Directions for this task - Repeat the listing word for word. No pictures belong in the copy.

Dataset content -
######

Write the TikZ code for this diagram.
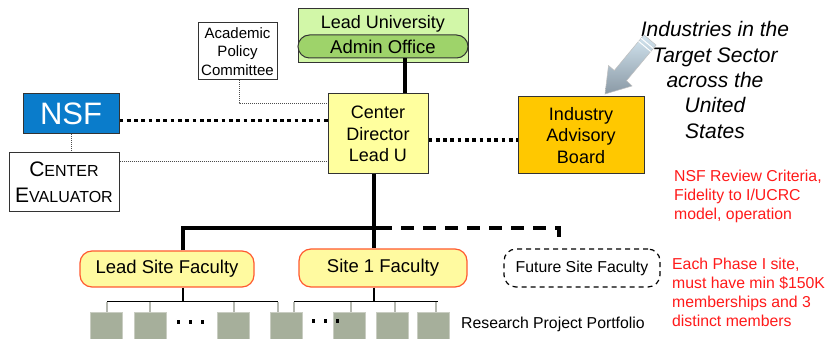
\documentclass[tikz,border=0pt]{standalone}
\usepackage{fontspec}
\setmainfont{Liberation Sans}
\definecolor{lugreen}{HTML}{D2F7A8}
\definecolor{admgreen}{HTML}{9ED36A}
\definecolor{nsfblue}{HTML}{0A7CCB}
\definecolor{cdyellow}{HTML}{FFFF9E}
\definecolor{iabgold}{HTML}{FFC800}
\definecolor{facfill}{HTML}{FFFAA0}
\definecolor{facline}{HTML}{FF5A30}
\definecolor{sqfill}{HTML}{A6AF9B}
\definecolor{sqline}{HTML}{C9CDC2}
\definecolor{tickgray}{HTML}{B5B8B0}
\definecolor{boxline}{HTML}{333333}
\definecolor{arrowlight}{HTML}{D3E5F0}
\definecolor{arrowdark}{HTML}{8A99A5}
\definecolor{redtext}{HTML}{FF1A1A}
\newcommand\bigletter[1]{{\fontsize{21}{26}\selectfont #1}}
\tikzset{
  box/.style={draw=boxline, line width=1pt, align=center, inner sep=0pt},
  faculty/.style={draw=facline, fill=facfill, line width=1.2pt, rounded corners=12pt, inner sep=0pt, font=\fontsize{18.5}{21}\selectfont},
  thickline/.style={line width=3.5pt},
  thickdot/.style={line width=3.5pt, dash pattern=on 3.7pt off 3.6pt},
  thindot/.style={line width=0.8pt, dash pattern=on 1pt off 1pt, draw=black!70},
  dashline/.style={line width=3.5pt, dash pattern=on 13pt off 9pt, dash phase=13pt},
  treebar/.style={line width=1.8pt},
  ticks/.style={line width=1.3pt, draw=tickgray},
  square/.style={draw=sqline, fill=sqfill, line width=0.8pt, minimum width=32pt, minimum height=32pt, inner sep=0pt},
  redlines/.style={text=redtext, align=left, anchor=west, inner sep=0pt, font=\fontsize{15.8}{19}\selectfont}
}
\begin{document}
\begin{tikzpicture}[x=1pt, y=-1pt]
\useasboundingbox (0,0) rectangle (831,339);
\fill[white] (0,0) rectangle (831,339);

% Lead University / Admin Office
\node[box, fill=lugreen, minimum width=170pt, minimum height=54pt] (lu) at (383,36) {};
\node[inner sep=0pt, font=\fontsize{18}{20}\selectfont] (luname) at (383,24) {Lead University};
\node[draw=boxline, fill=admgreen, line width=1pt, rounded corners=11.5pt, minimum width=170pt, minimum height=23pt, inner sep=0pt, font=\fontsize{18.5}{20}\selectfont] (adm) at (383,46.5) {Admin Office};

% Academic Policy Committee
\node[box, fill=white, minimum width=79pt, minimum height=57pt, font=\fontsize{15}{18.7}\selectfont] (apc) at (237.5,51.5) {Academic\\Policy\\Committee};

% NSF
\node[box, fill=nsfblue, text=white, minimum width=96pt, minimum height=40pt, font=\fontsize{31}{34}\selectfont] (nsf) at (71,114) {NSF};

% Center Evaluator
\node[box, fill=white, minimum width=110pt, minimum height=59pt, font=\fontsize{16}{26}\selectfont] (ce) at (64,182.5) {\bigletter{C}ENTER\\\bigletter{E}VALUATOR};

% Center Director
\node[box, fill=cdyellow, minimum width=100pt, minimum height=80pt, font=\fontsize{18}{21.7}\selectfont] (cd) at (378,134) {Center\\Director\\Lead U};

% Industry Advisory Board
\node[box, fill=iabgold, minimum width=126pt, minimum height=77pt, font=\fontsize{18}{21.7}\selectfont] (iab) at (581,135.5) {Industry\\Advisory\\Board};

% Industries text
\node[inner sep=0pt, align=center, font=\itshape\fontsize{21}{25.3}\selectfont] (ind) at (715,80) {Industries in the\\Target Sector\\across the\\United\\States};

% Big arrow
\shade[top color=arrowlight, bottom color=arrowdark, draw=black!25, line width=0.5pt]
  (605,94) -- (632,86) -- (626.5,80.7) -- (656.1,45.1) -- (643.9,34.9) -- (614.3,70.5) -- (608.5,65.5) -- cycle;
\draw[white, line width=1pt] (650.8,51.5) -- (638.6,41.3);
\draw[white, line width=1pt] (653.3,48.4) -- (641.1,38.2);

% Red notes
\node[redlines] (crit) at (674,196) {NSF Review Criteria,\\Fidelity to I/UCRC\\model, operation};
\node[redlines] (phase) at (672,292) {Each Phase I site,\\must have min \$150K\\memberships and 3\\distinct members};

% Faculty nodes
\node[faculty, minimum width=174pt, minimum height=36pt] (lead) at (167,269) {Lead Site Faculty};
\node[faculty, minimum width=168pt, minimum height=38pt] (site1) at (383,268) {Site 1 Faculty};
\node[draw=black, line width=1.2pt, dash pattern=on 5pt off 4pt, rounded corners=12pt, minimum width=156pt, minimum height=38pt, inner sep=0pt, font=\fontsize{15.8}{18}\selectfont] (future) at (582,268) {Future Site Faculty};

% Connectors top
\draw[thickline] ([xshift=22pt]adm.south) -- ([xshift=22pt]adm.south |- cd.north);
\draw[thickdot] ([yshift=-6.7pt]nsf.east) -- ([yshift=-6.7pt]nsf.east -| cd.west);
\draw[thickdot] ([yshift=-6pt]cd.east) -- ([yshift=-6pt]cd.east -| iab.west);
\draw[thindot] ([xshift=1.5pt]apc.south) |- ([yshift=-10pt]cd.north west);
\draw[thindot] (nsf.south) -- (nsf.south |- ce.north);
\draw[thindot] ([yshift=-9pt]ce.north east) -- ([yshift=-9pt]ce.north east -| cd.west);

% Connectors to sites
\coordinate (barend) at (392,228);
\coordinate (dashcorner) at (559,228);
\coordinate (dashend) at (559,243);
\draw[thickline] ([xshift=-4pt]cd.south) -- ([xshift=-4pt]cd.south |- site1.north);
\draw[thickline] ([xshift=16pt]lead.north) |- (barend);
\draw[dashline] (barend) -- (dashcorner) -- (dashend);

% Research project squares
\node[square] (s1) at (106,328) {};
\node[square] (s2) at (150,328) {};
\node[square] (s3) at (233,328) {};
\node[square] (s4) at (286,328) {};
\node[square] (s5) at (349,328) {};
\node[square] (s6) at (392,328) {};
\node[square] (s7) at (433,328) {};

% ellipsis dots
\foreach \x in {177,189,201} \fill (\x,320.5) rectangle ++(3.2,3.2);
\foreach \x in {312,324,336} \fill (\x,319.5) rectangle ++(3.2,3.2);

% Lead tree
\draw[ticks] ([xshift=1pt]s1.north) -- ++(0,-10);
\draw[ticks] (s2.north) -- ++(0,-10);
\draw[ticks] ([xshift=1pt]s3.north) -- ++(0,-10);
\draw[ticks] ([xshift=-8pt]s4.north) -- ++(0,-10);
\draw[treebar] ([xshift=1pt,yshift=10pt]s1.north) -- ([xshift=-8pt,yshift=10pt]s4.north);
\draw[treebar] ([xshift=16pt]lead.south) -- ([xshift=16pt,yshift=10pt]lead.south |- s1.north);

% Site 1 tree
\draw[ticks] ([xshift=8pt]s4.north) -- ++(0,-10);
\draw[ticks] ([xshift=2pt]s5.north) -- ++(0,-10);
\draw[ticks] ([xshift=3pt]s6.north) -- ++(0,-10);
\draw[ticks] ([xshift=3pt]s7.north) -- ++(0,-10);
\draw[treebar] ([xshift=8pt,yshift=10pt]s4.north) -- ([xshift=4.5pt,yshift=10pt]s7.north);
\draw[treebar] ([xshift=-9pt]site1.south) -- ([xshift=-9pt,yshift=10pt]site1.south |- s4.north);

% Portfolio label
\node[inner sep=0pt, anchor=west, font=\fontsize{15.8}{18}\selectfont] (rpp) at (461,324) {Research Project Portfolio};
\end{tikzpicture}
\end{document}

######

Exercise result -
Write the TikZ code for this diagram.
\documentclass[tikz,border=0pt]{standalone}
\usepackage{fontspec}
\setmainfont{Liberation Sans}
\definecolor{lugreen}{HTML}{D2F7A8}
\definecolor{admgreen}{HTML}{9ED36A}
\definecolor{nsfblue}{HTML}{0A7CCB}
\definecolor{cdyellow}{HTML}{FFFF9E}
\definecolor{iabgold}{HTML}{FFC800}
\definecolor{facfill}{HTML}{FFFAA0}
\definecolor{facline}{HTML}{FF5A30}
\definecolor{sqfill}{HTML}{A6AF9B}
\definecolor{sqline}{HTML}{C9CDC2}
\definecolor{tickgray}{HTML}{B5B8B0}
\definecolor{boxline}{HTML}{333333}
\definecolor{arrowlight}{HTML}{D3E5F0}
\definecolor{arrowdark}{HTML}{8A99A5}
\definecolor{redtext}{HTML}{FF1A1A}
\newcommand\bigletter[1]{{\fontsize{21}{26}\selectfont #1}}
\tikzset{
  box/.style={draw=boxline, line width=1pt, align=center, inner sep=0pt},
  faculty/.style={draw=facline, fill=facfill, line width=1.2pt, rounded corners=12pt, inner sep=0pt, font=\fontsize{18.5}{21}\selectfont},
  thickline/.style={line width=3.5pt},
  thickdot/.style={line width=3.5pt, dash pattern=on 3.7pt off 3.6pt},
  thindot/.style={line width=0.8pt, dash pattern=on 1pt off 1pt, draw=black!70},
  dashline/.style={line width=3.5pt, dash pattern=on 13pt off 9pt, dash phase=13pt},
  treebar/.style={line width=1.8pt},
  ticks/.style={line width=1.3pt, draw=tickgray},
  square/.style={draw=sqline, fill=sqfill, line width=0.8pt, minimum width=32pt, minimum height=32pt, inner sep=0pt},
  redlines/.style={text=redtext, align=left, anchor=west, inner sep=0pt, font=\fontsize{15.8}{19}\selectfont}
}
\begin{document}
\begin{tikzpicture}[x=1pt, y=-1pt]
\useasboundingbox (0,0) rectangle (831,339);
\fill[white] (0,0) rectangle (831,339);

% Lead University / Admin Office
\node[box, fill=lugreen, minimum width=170pt, minimum height=54pt] (lu) at (383,36) {};
\node[inner sep=0pt, font=\fontsize{18}{20}\selectfont] (luname) at (383,24) {Lead University};
\node[draw=boxline, fill=admgreen, line width=1pt, rounded corners=11.5pt, minimum width=170pt, minimum height=23pt, inner sep=0pt, font=\fontsize{18.5}{20}\selectfont] (adm) at (383,46.5) {Admin Office};

% Academic Policy Committee
\node[box, fill=white, minimum width=79pt, minimum height=57pt, font=\fontsize{15}{18.7}\selectfont] (apc) at (237.5,51.5) {Academic\\Policy\\Committee};

% NSF
\node[box, fill=nsfblue, text=white, minimum width=96pt, minimum height=40pt, font=\fontsize{31}{34}\selectfont] (nsf) at (71,114) {NSF};

% Center Evaluator
\node[box, fill=white, minimum width=110pt, minimum height=59pt, font=\fontsize{16}{26}\selectfont] (ce) at (64,182.5) {\bigletter{C}ENTER\\\bigletter{E}VALUATOR};

% Center Director
\node[box, fill=cdyellow, minimum width=100pt, minimum height=80pt, font=\fontsize{18}{21.7}\selectfont] (cd) at (378,134) {Center\\Director\\Lead U};

% Industry Advisory Board
\node[box, fill=iabgold, minimum width=126pt, minimum height=77pt, font=\fontsize{18}{21.7}\selectfont] (iab) at (581,135.5) {Industry\\Advisory\\Board};

% Industries text
\node[inner sep=0pt, align=center, font=\itshape\fontsize{21}{25.3}\selectfont] (ind) at (715,80) {Industries in the\\Target Sector\\across the\\United\\States};

% Big arrow
\shade[top color=arrowlight, bottom color=arrowdark, draw=black!25, line width=0.5pt]
  (605,94) -- (632,86) -- (626.5,80.7) -- (656.1,45.1) -- (643.9,34.9) -- (614.3,70.5) -- (608.5,65.5) -- cycle;
\draw[white, line width=1pt] (650.8,51.5) -- (638.6,41.3);
\draw[white, line width=1pt] (653.3,48.4) -- (641.1,38.2);

% Red notes
\node[redlines] (crit) at (674,196) {NSF Review Criteria,\\Fidelity to I/UCRC\\model, operation};
\node[redlines] (phase) at (672,292) {Each Phase I site,\\must have min \$150K\\memberships and 3\\distinct members};

% Faculty nodes
\node[faculty, minimum width=174pt, minimum height=36pt] (lead) at (167,269) {Lead Site Faculty};
\node[faculty, minimum width=168pt, minimum height=38pt] (site1) at (383,268) {Site 1 Faculty};
\node[draw=black, line width=1.2pt, dash pattern=on 5pt off 4pt, rounded corners=12pt, minimum width=156pt, minimum height=38pt, inner sep=0pt, font=\fontsize{15.8}{18}\selectfont] (future) at (582,268) {Future Site Faculty};

% Connectors top
\draw[thickline] ([xshift=22pt]adm.south) -- ([xshift=22pt]adm.south |- cd.north);
\draw[thickdot] ([yshift=-6.7pt]nsf.east) -- ([yshift=-6.7pt]nsf.east -| cd.west);
\draw[thickdot] ([yshift=-6pt]cd.east) -- ([yshift=-6pt]cd.east -| iab.west);
\draw[thindot] ([xshift=1.5pt]apc.south) |- ([yshift=-10pt]cd.north west);
\draw[thindot] (nsf.south) -- (nsf.south |- ce.north);
\draw[thindot] ([yshift=-9pt]ce.north east) -- ([yshift=-9pt]ce.north east -| cd.west);

% Connectors to sites
\coordinate (barend) at (392,228);
\coordinate (dashcorner) at (559,228);
\coordinate (dashend) at (559,243);
\draw[thickline] ([xshift=-4pt]cd.south) -- ([xshift=-4pt]cd.south |- site1.north);
\draw[thickline] ([xshift=16pt]lead.north) |- (barend);
\draw[dashline] (barend) -- (dashcorner) -- (dashend);

% Research project squares
\node[square] (s1) at (106,328) {};
\node[square] (s2) at (150,328) {};
\node[square] (s3) at (233,328) {};
\node[square] (s4) at (286,328) {};
\node[square] (s5) at (349,328) {};
\node[square] (s6) at (392,328) {};
\node[square] (s7) at (433,328) {};

% ellipsis dots
\foreach \x in {177,189,201} \fill (\x,320.5) rectangle ++(3.2,3.2);
\foreach \x in {312,324,336} \fill (\x,319.5) rectangle ++(3.2,3.2);

% Lead tree
\draw[ticks] ([xshift=1pt]s1.north) -- ++(0,-10);
\draw[ticks] (s2.north) -- ++(0,-10);
\draw[ticks] ([xshift=1pt]s3.north) -- ++(0,-10);
\draw[ticks] ([xshift=-8pt]s4.north) -- ++(0,-10);
\draw[treebar] ([xshift=1pt,yshift=10pt]s1.north) -- ([xshift=-8pt,yshift=10pt]s4.north);
\draw[treebar] ([xshift=16pt]lead.south) -- ([xshift=16pt,yshift=10pt]lead.south |- s1.north);

% Site 1 tree
\draw[ticks] ([xshift=8pt]s4.north) -- ++(0,-10);
\draw[ticks] ([xshift=2pt]s5.north) -- ++(0,-10);
\draw[ticks] ([xshift=3pt]s6.north) -- ++(0,-10);
\draw[ticks] ([xshift=3pt]s7.north) -- ++(0,-10);
\draw[treebar] ([xshift=8pt,yshift=10pt]s4.north) -- ([xshift=4.5pt,yshift=10pt]s7.north);
\draw[treebar] ([xshift=-9pt]site1.south) -- ([xshift=-9pt,yshift=10pt]site1.south |- s4.north);

% Portfolio label
\node[inner sep=0pt, anchor=west, font=\fontsize{15.8}{18}\selectfont] (rpp) at (461,324) {Research Project Portfolio};
\end{tikzpicture}
\end{document}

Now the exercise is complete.